Это не привилегии, но, что гораздо важнее, вечные и святые идеалы.

*

В поисках жизненного смысла я вложил в эти записи всю свою радость и всю печаль, веру и сомнения, ощущение жизни и смерти.

*

Пытаясь задушить нас, унижая нас, вы еще больше опозорили себя.

*

Чем значительнее художественное произведение, тем меньше оно напоминает что-либо иное и тем больше — само себя.

*

Не более чем размышления художника: стоит ли чего-нибудь то, что он делает, не само творение его рук, а его материал, то, из чего он творит, — мир вокруг него и он сам. Это и есть его материал. Иов. Или, пожалуй, еще скромнее: я не взыскую страдальческого венца, скорее — внутренней уверенности.

*

Замко́вый камень.

Это верно, художник должен чувствовать и мыслить картинами. Встречаясь с миром явлений, он страшится за свой внутренний мир. Не оказался бы тот всего лишь обманом, мучительным обманом, видением без существенного содержания. Вместе — прекрасное с дурным — плохой театр.
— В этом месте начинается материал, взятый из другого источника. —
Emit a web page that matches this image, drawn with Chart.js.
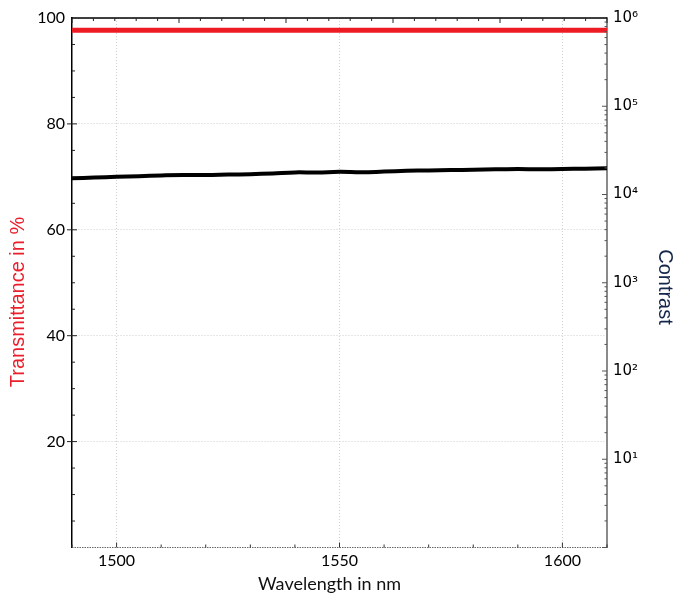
<!DOCTYPE html>
<html><head><meta charset="utf-8">
<script src="https://cdn.jsdelivr.net/npm/chart.js@4"></script>
<style>html,body{margin:0;padding:0;background:#fff;} canvas{display:block}</style>
</head><body>
<canvas id="c" width="674" height="593" style="width:674px;height:593px"></canvas>
<script>
const wavelength = [1490,1495,1500,1505,1510,1515,1520,1525,1530,1535,1540,1545,1550,1555,1560,1565,1570,1575,1580,1585,1590,1595,1600,1605,1610];
const transmittance = [97.7,97.7,97.7,97.7,97.7,97.7,97.7,97.7,97.7,97.7,97.7,97.7,97.7,97.7,97.7,97.7,97.7,97.7,97.7,97.7,97.7,97.7,97.7,97.7,97.7];
const contrast = [15260,15550,15900,16150,16450,16650,16600,16800,17000,17350,17800,17750,18050,17850,18200,18550,18750,18900,19100,19300,19400,19350,19450,19600,19820];
const xTicks = [1500,1550,1600];
const yTicks = [20,40,60,80,100];
const y1Ticks = [10,100,1000,10000,100000,1000000];
const supDigits = ['⁰','¹','²','³','⁴','⁵','⁶'];

const FONT = 'Lato, "Open Sans", sans-serif';
const TFONT = '"Liberation Sans", Arial, sans-serif';

const deco = {
  id: 'deco',
  afterDraw(chart) {
    const {ctx, chartArea: a, scales} = chart;
    const sx = scales.x, sy = scales.y, sy1 = scales.y1;
    ctx.save();
    // top border
    ctx.strokeStyle = '#000'; ctx.lineWidth = 1.5;
    ctx.beginPath(); ctx.moveTo(a.left - 0.7, a.top); ctx.lineTo(a.right, a.top); ctx.stroke();
    // bottom dotted border
    ctx.strokeStyle = '#666'; ctx.lineWidth = 1.2; ctx.setLineDash([1.5, 1]);
    ctx.beginPath(); ctx.moveTo(a.left, a.bottom); ctx.lineTo(a.right, a.bottom); ctx.stroke();
    ctx.setLineDash([]);
    // bottom ticks
    ctx.strokeStyle = '#333'; ctx.lineWidth = 1;
    for (let v = 1490; v <= 1610; v += 10) {
      const px = sx.getPixelForValue(v);
      const len = xTicks.includes(v) ? 5 : 3;
      ctx.beginPath(); ctx.moveTo(px, a.bottom); ctx.lineTo(px, a.bottom - len); ctx.stroke();
    }
    // top ticks
    ctx.strokeStyle = '#222';
    for (let k = 0; k <= 25; k++) {
      const v = 1490 + k * 4.8;
      if (v > 1610) break;
      const px = sx.getPixelForValue(v);
      const len = (k % 5 === 0) ? 5 : 3;
      ctx.beginPath(); ctx.moveTo(px, a.top); ctx.lineTo(px, a.top + len); ctx.stroke();
    }
    // left ticks
    ctx.strokeStyle = '#222';
    for (let v = 5; v < 100; v += 5) {
      const py = sy.getPixelForValue(v);
      if (yTicks.includes(v)) {
        ctx.beginPath(); ctx.moveTo(a.left - 5, py); ctx.lineTo(a.left + 5, py); ctx.stroke();
      } else {
        ctx.beginPath(); ctx.moveTo(a.left, py); ctx.lineTo(a.left + 3, py); ctx.stroke();
      }
    }
    // right ticks (log)
    ctx.strokeStyle = '#555';
    for (let e = 0; e < 6; e++) {
      for (let m = 1; m <= 9; m++) {
        const v = m * Math.pow(10, e);
        const py = sy1.getPixelForValue(v);
        const len = m === 1 ? 5 : 2.5;
        ctx.beginPath(); ctx.moveTo(a.right, py); ctx.lineTo(a.right - len, py); ctx.stroke();
      }
    }
    // titles
    ctx.fillStyle = '#111';
    ctx.font = '18px ' + FONT;
    ctx.textAlign = 'center'; ctx.textBaseline = 'alphabetic';
    ctx.fillText('Wavelength in nm', 329.5, 590);

    ctx.save();
    ctx.translate(18, 302); ctx.rotate(-Math.PI / 2);
    ctx.fillStyle = '#ea1f2b'; ctx.font = '20px ' + TFONT;
    ctx.textAlign = 'center'; ctx.textBaseline = 'middle';
    ctx.fillText('Transmittance in %', 0, 0);
    ctx.restore();

    ctx.save();
    ctx.translate(664.5, 287); ctx.rotate(Math.PI / 2);
    ctx.fillStyle = '#14264a'; ctx.font = '20px ' + TFONT;
    ctx.textAlign = 'center'; ctx.textBaseline = 'middle';
    ctx.fillText('Contrast', 0, 0);
    ctx.restore();

    ctx.restore();
  }
};

new Chart(document.getElementById('c'), {
  type: 'line',
  data: {
    labels: wavelength,
    datasets: [
      {
        label: 'Transmittance',
        data: wavelength.map((w, i) => ({x: w, y: transmittance[i]})),
        yAxisID: 'y',
        borderColor: '#ed1c24',
        borderWidth: 5,
        pointRadius: 0,
        borderCapStyle: 'round'
      },
      {
        label: 'Contrast',
        data: wavelength.map((w, i) => ({x: w, y: contrast[i]})),
        yAxisID: 'y1',
        borderColor: '#000',
        borderWidth: 4,
        pointRadius: 0,
        tension: 0.4,
        borderCapStyle: 'round'
      }
    ]
  },
  options: {
    responsive: false,
    animation: false,
    layout: {padding: {top: 18, left: 0, right: 0, bottom: 0}},
    plugins: {legend: {display: false}, tooltip: {enabled: false}},
    scales: {
      x: {
        type: 'linear',
        min: 1490, max: 1610,
        afterBuildTicks: s => { s.ticks = xTicks.map(v => ({value: v})); },
        afterFit: s => { s.height = 45.5; },
        grid: {color: '#cfcfcf', lineWidth: 1, drawTicks: false},
        border: {display: false, dash: [1, 2]},
        ticks: {font: {family: FONT, size: 16}, color: '#000', padding: 4, maxRotation: 0,
          callback: v => String(v)}
      },
      y: {
        type: 'linear', position: 'left',
        min: 0, max: 100,
        afterBuildTicks: s => { s.ticks = yTicks.map(v => ({value: v})); },
        afterFit: s => { s.width = 72; },
        grid: {color: '#cfcfcf', lineWidth: 1, drawTicks: false},
        border: {display: true, color: '#000', width: 1.5, dash: [1, 2]},
        ticks: {font: {family: FONT, size: 16}, color: '#000', padding: 7, callback: v => String(v)}
      },
      y1: {
        type: 'logarithmic', position: 'right',
        min: 1, max: 1000000,
        afterBuildTicks: s => { s.ticks = y1Ticks.map(v => ({value: v})); },
        afterFit: s => { s.width = 67; },
        grid: {drawOnChartArea: false, drawTicks: false},
        border: {display: true, color: '#8a8a8a', width: 2},
        ticks: {
          font: {family: '"DejaVu Sans", sans-serif', size: 15}, color: '#000', padding: 6,
          callback: v => '10' + supDigits[Math.round(Math.log10(v))]
        }
      }
    }
  },
  plugins: [deco]
});
</script>
</body></html>
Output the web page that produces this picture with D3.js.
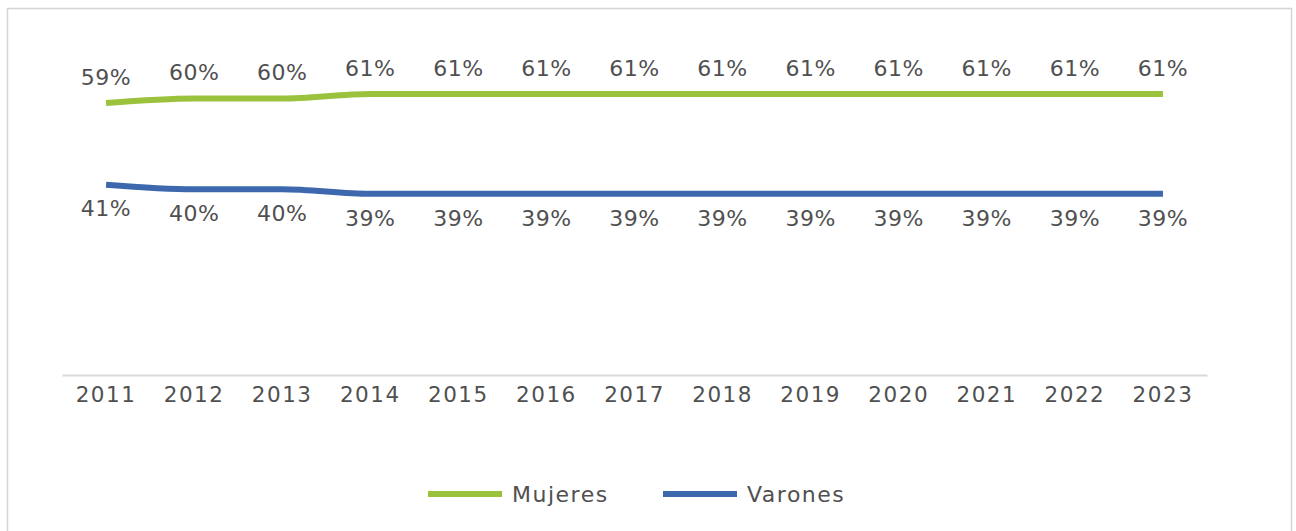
<!DOCTYPE html>
<html>
<head>
<meta charset="utf-8">
<script src="https://cdn.jsdelivr.net/npm/d3@7"></script>
<style>
  body { margin: 0; background: #fff; }
  text { font-family: "DejaVu Sans", sans-serif; fill: #505050; }
</style>
</head>
<body>
<div id="chart"></div>
<script>

var years = ["2011", "2012", "2013", "2014", "2015", "2016", "2017", "2018", "2019", "2020", "2021", "2022", "2023"];
var mujeres = [59, 60, 60, 61, 61, 61, 61, 61, 61, 61, 61, 61, 61];
var varones = [41, 40, 40, 39, 39, 39, 39, 39, 39, 39, 39, 39, 39];
var seriesNames = ["Mujeres", "Varones"];
var seriesColors = ["#9bc23c", "#3d68ad"];

var width = 1296,
    height = 531;

var svg = d3.select("#chart").append("svg")
    .attr("width", width)
    .attr("height", height);

// outer chart border (bottom edge is cut off in the picture)
svg.append("rect")
    .attr("x", 7.5)
    .attr("y", 8.5)
    .attr("width", 1284)
    .attr("height", 540)
    .attr("fill", "none")
    .attr("stroke", "#d4d4d4")
    .attr("stroke-width", 1.5);

var x = d3.scaleBand()
    .domain(years)
    .range([62, 1207]);

var y = d3.scaleLinear()
    .domain([0, 70])
    .range([371, 53]);

// category axis
var xAxis = svg.append("g")
    .attr("transform", "translate(0,375)")
    .call(d3.axisBottom(x).tickSize(0).tickPadding(12));
xAxis.select(".domain").attr("stroke", "#d9d9d9").attr("stroke-width", 2);
xAxis.selectAll("text")
    .style("font-family", "DejaVu Sans, sans-serif")
    .style("font-size", "21.5px")
    .style("letter-spacing", "1.5px")
    .attr("fill", "#505050");

var line = d3.line()
    .x(function (d, i) { return x(years[i]) + x.bandwidth() / 2; })
    .y(function (d) { return y(d); })
    .curve(d3.curveMonotoneX);

var series = [mujeres, varones];

series.forEach(function (values, s) {
    svg.append("path")
        .datum(values)
        .attr("d", line)
        .attr("fill", "none")
        .attr("stroke", seriesColors[s])
        .attr("stroke-width", 6);

    // data labels: above for Mujeres, below for Varones
    svg.selectAll(".lbl" + s)
        .data(values)
        .enter().append("text")
        .attr("class", "lbl" + s)
        .attr("x", function (d, i) { return x(years[i]) + x.bandwidth() / 2; })
        .attr("y", function (d) { return s === 0 ? y(d) - 26 : y(d) + 24; })
        .attr("dy", "0.35em")
        .attr("text-anchor", "middle")
        .style("font-size", "22px")
        .style("letter-spacing", "0.5px")
        .text(function (d) { return d + "%"; });
});

// legend
var legendX = [428, 663];
seriesNames.forEach(function (name, s) {
    var lg = svg.append("g").attr("transform", "translate(" + legendX[s] + ",494)");
    lg.append("line")
        .attr("x1", 0).attr("x2", 74)
        .attr("y1", 0).attr("y2", 0)
        .attr("stroke", seriesColors[s])
        .attr("stroke-width", 6);
    lg.append("text")
        .attr("x", 84)
        .attr("dy", "0.35em")
        .style("font-size", "22px")
        .style("letter-spacing", "1.5px")
        .text(name);
});

</script>
</body>
</html>
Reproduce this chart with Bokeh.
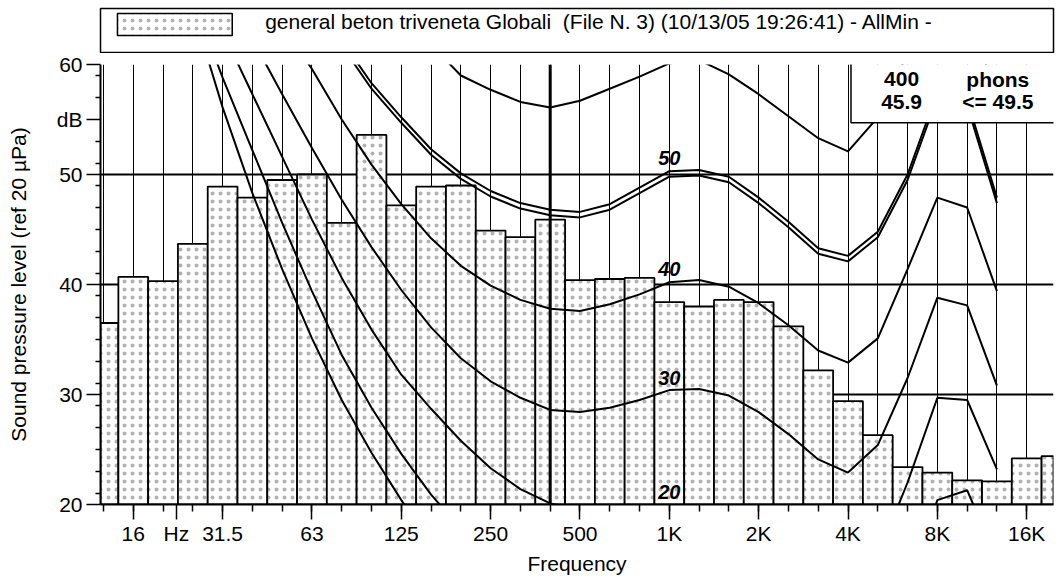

Ведь художник живет на развалинах мира. То есть на развалинах старого, гибнущего мира, а разные Франко, которые, казалось бы, хотят его удержать и сохранить, лишь вызывают пожары бомбардировкой, разрушают его

здание убийствами и осадой. Гигантское здание старого мира идет на слом, и мы остались без крова, без пристанища. Как осажденный Мадрид. Много героизма, в кинотеатрах по-прежнему демонстрируются фильмы, а когда начинают выть сирены (в нас), мы разбегаемся по щелям и, щурясь, с тоской смотрим на солнце.

Страх перед пустотой. Чтобы мир художника хоть чего-то стоил. Чтобы не был огромными развалинами. Счастье, любовь, правда... слова, которыми мы так часто пользуемся, не должны быть пустыми. Не должны стать всего-навсего звуком, блестящим стеклянным шариком, которым играет искусство, которым ради минутной забавы, развлечения (нечто вроде дешевого романса) ...играет весь мир.

И довольно. Жизнь не пишется, жизнь живется.